Cochlear Implants Int. 2017 Sep;18(5):240-249. doi: 10.1080/14670100.2017.1339492. Epub 2017 Jun 20.
Because of limited spectral resolution, Mandarin-speaking cochlear implant (CI) users have difficulty perceiving fundamental frequency (F0) cues that are important to lexical tone recognition.
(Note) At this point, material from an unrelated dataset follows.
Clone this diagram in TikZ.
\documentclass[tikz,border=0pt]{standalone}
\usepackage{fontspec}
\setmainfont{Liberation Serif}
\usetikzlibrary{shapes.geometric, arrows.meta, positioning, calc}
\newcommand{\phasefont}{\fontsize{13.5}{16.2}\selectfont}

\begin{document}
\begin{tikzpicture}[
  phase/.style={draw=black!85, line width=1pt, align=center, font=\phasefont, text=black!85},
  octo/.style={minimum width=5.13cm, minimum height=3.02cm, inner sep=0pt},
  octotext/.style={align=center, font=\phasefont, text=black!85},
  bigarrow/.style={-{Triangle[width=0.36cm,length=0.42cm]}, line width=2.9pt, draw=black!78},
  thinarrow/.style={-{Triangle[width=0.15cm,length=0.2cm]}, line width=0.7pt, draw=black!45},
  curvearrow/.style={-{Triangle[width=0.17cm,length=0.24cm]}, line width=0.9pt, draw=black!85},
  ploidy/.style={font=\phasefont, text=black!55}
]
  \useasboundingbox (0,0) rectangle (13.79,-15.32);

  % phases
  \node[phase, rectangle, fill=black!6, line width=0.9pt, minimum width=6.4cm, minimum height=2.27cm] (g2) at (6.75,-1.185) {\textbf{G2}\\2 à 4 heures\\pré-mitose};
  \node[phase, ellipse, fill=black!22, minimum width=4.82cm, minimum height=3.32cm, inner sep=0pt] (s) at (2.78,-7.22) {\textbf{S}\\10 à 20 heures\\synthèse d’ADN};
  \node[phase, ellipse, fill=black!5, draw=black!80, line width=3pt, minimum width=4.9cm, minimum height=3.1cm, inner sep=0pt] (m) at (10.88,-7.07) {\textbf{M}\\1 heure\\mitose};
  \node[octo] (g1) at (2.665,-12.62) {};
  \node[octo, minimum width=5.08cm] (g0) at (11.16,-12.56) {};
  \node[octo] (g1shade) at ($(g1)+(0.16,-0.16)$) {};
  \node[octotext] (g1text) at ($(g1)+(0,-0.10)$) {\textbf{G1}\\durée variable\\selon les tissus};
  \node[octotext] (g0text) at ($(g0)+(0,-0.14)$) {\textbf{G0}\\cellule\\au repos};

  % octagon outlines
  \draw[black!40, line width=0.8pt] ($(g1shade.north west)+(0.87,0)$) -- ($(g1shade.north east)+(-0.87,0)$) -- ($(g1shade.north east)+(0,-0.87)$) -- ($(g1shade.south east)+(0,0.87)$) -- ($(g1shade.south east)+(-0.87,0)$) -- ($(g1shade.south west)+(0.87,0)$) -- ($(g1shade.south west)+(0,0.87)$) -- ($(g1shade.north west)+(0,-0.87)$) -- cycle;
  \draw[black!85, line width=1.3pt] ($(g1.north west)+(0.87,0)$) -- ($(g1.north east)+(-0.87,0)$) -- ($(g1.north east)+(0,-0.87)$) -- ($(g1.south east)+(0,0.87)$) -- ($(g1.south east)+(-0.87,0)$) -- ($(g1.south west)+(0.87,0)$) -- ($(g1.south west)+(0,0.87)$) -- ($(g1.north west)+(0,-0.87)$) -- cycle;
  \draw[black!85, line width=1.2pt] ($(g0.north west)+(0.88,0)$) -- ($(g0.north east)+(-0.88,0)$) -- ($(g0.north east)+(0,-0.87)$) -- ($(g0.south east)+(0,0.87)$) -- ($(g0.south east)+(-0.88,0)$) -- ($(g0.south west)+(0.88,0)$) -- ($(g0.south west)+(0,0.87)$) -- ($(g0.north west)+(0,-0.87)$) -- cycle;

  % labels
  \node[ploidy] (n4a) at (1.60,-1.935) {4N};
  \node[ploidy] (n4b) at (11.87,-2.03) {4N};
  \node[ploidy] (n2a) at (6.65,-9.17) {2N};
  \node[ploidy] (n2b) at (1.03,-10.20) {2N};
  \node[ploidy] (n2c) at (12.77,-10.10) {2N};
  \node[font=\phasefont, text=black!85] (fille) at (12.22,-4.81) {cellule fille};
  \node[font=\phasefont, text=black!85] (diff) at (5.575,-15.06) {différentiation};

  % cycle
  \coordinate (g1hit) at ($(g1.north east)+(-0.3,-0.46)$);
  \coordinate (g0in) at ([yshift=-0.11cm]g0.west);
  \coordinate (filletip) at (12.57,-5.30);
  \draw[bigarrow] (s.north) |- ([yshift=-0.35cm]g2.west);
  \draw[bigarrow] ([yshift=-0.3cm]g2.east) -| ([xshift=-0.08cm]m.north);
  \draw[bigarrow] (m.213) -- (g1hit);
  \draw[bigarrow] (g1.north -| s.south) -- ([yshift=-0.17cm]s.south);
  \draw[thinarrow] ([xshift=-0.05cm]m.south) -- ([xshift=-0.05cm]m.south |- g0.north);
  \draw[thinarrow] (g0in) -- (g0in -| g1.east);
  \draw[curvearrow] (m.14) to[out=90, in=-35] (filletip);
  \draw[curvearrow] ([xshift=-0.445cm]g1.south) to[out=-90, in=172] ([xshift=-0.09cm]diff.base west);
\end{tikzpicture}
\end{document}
To improve Mandarin tone recognition in CI users, we implemented and evaluated a novel real-time algorithm (C-tone) to enhance the amplitude contour, which is strongly correlated with the F0 contour.
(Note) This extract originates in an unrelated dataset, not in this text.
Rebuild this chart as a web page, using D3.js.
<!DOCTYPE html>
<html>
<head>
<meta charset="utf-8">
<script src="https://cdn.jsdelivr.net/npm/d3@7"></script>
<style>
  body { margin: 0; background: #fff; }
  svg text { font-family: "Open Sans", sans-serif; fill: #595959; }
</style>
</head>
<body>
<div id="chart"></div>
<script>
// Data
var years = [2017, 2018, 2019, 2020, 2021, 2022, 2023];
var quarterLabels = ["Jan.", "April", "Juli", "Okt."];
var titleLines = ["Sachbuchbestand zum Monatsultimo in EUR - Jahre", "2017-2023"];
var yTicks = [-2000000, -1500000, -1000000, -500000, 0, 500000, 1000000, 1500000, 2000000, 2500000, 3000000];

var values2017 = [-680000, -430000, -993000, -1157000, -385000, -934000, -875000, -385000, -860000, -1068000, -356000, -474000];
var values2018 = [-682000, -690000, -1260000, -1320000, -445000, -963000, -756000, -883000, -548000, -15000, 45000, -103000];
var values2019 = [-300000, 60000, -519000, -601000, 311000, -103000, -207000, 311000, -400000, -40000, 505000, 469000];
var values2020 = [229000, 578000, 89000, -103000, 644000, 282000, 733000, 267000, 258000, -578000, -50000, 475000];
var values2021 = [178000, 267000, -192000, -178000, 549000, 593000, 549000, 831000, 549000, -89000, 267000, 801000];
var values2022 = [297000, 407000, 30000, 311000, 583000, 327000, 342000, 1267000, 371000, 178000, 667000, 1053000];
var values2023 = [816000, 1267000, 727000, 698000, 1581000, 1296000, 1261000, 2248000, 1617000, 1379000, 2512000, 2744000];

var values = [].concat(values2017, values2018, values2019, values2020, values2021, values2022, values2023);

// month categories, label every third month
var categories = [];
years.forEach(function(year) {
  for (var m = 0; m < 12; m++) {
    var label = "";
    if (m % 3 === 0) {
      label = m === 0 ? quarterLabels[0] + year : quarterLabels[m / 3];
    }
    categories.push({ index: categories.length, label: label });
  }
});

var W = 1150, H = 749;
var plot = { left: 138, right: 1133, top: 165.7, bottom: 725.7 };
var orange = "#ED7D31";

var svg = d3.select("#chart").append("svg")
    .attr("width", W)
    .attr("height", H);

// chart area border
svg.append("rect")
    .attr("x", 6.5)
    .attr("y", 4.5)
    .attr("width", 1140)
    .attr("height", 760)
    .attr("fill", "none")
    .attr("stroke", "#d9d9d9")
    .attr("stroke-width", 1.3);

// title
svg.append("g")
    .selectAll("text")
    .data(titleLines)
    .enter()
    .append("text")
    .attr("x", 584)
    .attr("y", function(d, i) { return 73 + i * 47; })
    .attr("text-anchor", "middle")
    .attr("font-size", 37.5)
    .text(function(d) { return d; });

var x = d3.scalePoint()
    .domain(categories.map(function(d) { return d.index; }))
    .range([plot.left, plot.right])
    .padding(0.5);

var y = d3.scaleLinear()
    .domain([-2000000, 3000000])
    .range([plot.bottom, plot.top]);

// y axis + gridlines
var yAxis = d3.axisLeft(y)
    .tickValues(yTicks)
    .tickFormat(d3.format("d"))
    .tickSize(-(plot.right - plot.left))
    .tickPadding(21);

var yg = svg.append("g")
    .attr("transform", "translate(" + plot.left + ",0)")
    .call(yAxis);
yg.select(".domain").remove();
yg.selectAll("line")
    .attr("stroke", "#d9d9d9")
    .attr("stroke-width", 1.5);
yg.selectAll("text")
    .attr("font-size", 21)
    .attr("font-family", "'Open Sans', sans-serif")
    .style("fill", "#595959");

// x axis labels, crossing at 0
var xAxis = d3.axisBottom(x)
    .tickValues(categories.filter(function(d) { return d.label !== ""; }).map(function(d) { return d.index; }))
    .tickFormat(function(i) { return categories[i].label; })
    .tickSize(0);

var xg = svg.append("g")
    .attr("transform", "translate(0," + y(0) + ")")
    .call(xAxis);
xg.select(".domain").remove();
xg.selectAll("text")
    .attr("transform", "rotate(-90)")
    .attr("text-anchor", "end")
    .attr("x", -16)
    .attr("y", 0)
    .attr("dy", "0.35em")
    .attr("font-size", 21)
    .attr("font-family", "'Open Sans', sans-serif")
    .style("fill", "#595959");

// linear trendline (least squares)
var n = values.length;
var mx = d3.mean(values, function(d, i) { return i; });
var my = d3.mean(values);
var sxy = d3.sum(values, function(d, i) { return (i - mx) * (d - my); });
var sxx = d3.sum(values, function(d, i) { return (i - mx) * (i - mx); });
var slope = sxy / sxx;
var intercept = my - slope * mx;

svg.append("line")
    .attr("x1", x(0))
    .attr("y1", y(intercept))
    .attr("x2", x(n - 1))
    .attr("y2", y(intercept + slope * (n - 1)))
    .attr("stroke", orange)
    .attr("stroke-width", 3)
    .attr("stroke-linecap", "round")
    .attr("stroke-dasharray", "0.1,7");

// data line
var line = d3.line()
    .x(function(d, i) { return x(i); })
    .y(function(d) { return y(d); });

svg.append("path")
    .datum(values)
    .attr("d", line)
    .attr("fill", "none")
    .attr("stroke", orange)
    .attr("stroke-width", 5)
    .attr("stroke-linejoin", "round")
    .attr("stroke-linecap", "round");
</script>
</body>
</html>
The C-tone algorithm was implemented in clinical processors and evaluated in eight users of the Nurotron NSP-60 CI system. Subjects were given 2 weeks of experience with C-tone. Recognition of Chinese tones, monosyllables, and disyllables in quiet was measured with and without the C-tone algorithm. Subjective quality ratings were also obtained for C-tone.
After 2 weeks of experience with C-tone, there were small but significant improvements in recognition of lexical tones, monosyllables, and disyllables (P < 0.05 in all cases). Among lexical tones, the largest improvements were observed for Tone 3 (falling-rising) and the smallest for Tone 4 (falling). Improvements with C-tone were greater for disyllables than for monosyllables. Subjective quality ratings showed no strong preference for or against C-tone, except for perception of own voice, where C-tone was preferred.
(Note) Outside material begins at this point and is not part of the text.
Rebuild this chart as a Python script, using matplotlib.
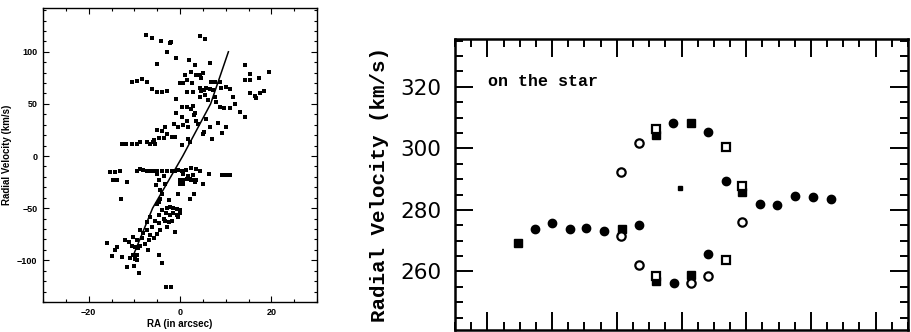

The real-time C-tone algorithm provided small but significant improvements for speech performance in quiet with no change in sound quality. Pre-processing algorithms to reduce noise and better real-time F0 extraction would improve the benefits of C-tone in complex listening environments.
Chinese CI users' speech recognition in quiet can be significantly improved by modifying the amplitude contour to better resemble the F0 contour.
由于频谱分辨率有限,使用普通话的人工耳蜗(CI)使用者在感知对声调识别很重要的基频(F0)线索方面存在困难。为了提高CI使用者的普通话声调识别能力,我们实施并评估了一种新颖的实时算法(C调算法),以增强与F0轮廓密切相关的幅度轮廓。
C调算法在临床处理器中实现,并在八名诺尔康NSP-60 CI系统的使用者中进行评估。受试者使用C调算法两周。在有和没有C调算法的情况下,测量安静环境中汉语声调、单音节和双音节的识别率。还获得了对C调算法的主观质量评分。
使用C调算法两周后,声调、单音节和双音节的识别率有小幅但显著的提高(所有情况下P < 0.05)。在声调中,第三声(降升调)的改善最大,第四声(降调)的改善最小。C调算法对双音节的改善比对单音节的改善更大。主观质量评分显示,除了对自己声音的感知(更倾向于C调算法)外,对C调算法没有强烈的偏好或反感。
实时C调算法在安静环境下对语音表现有小幅但显著的改善,且音质没有变化。减少噪声的预处理算法和更好的实时F0提取将改善C调算法在复杂聆听环境中的效果。
通过修改幅度轮廓使其更接近F0轮廓,可以显著提高中国CI使用者在安静环境下的语音识别能力。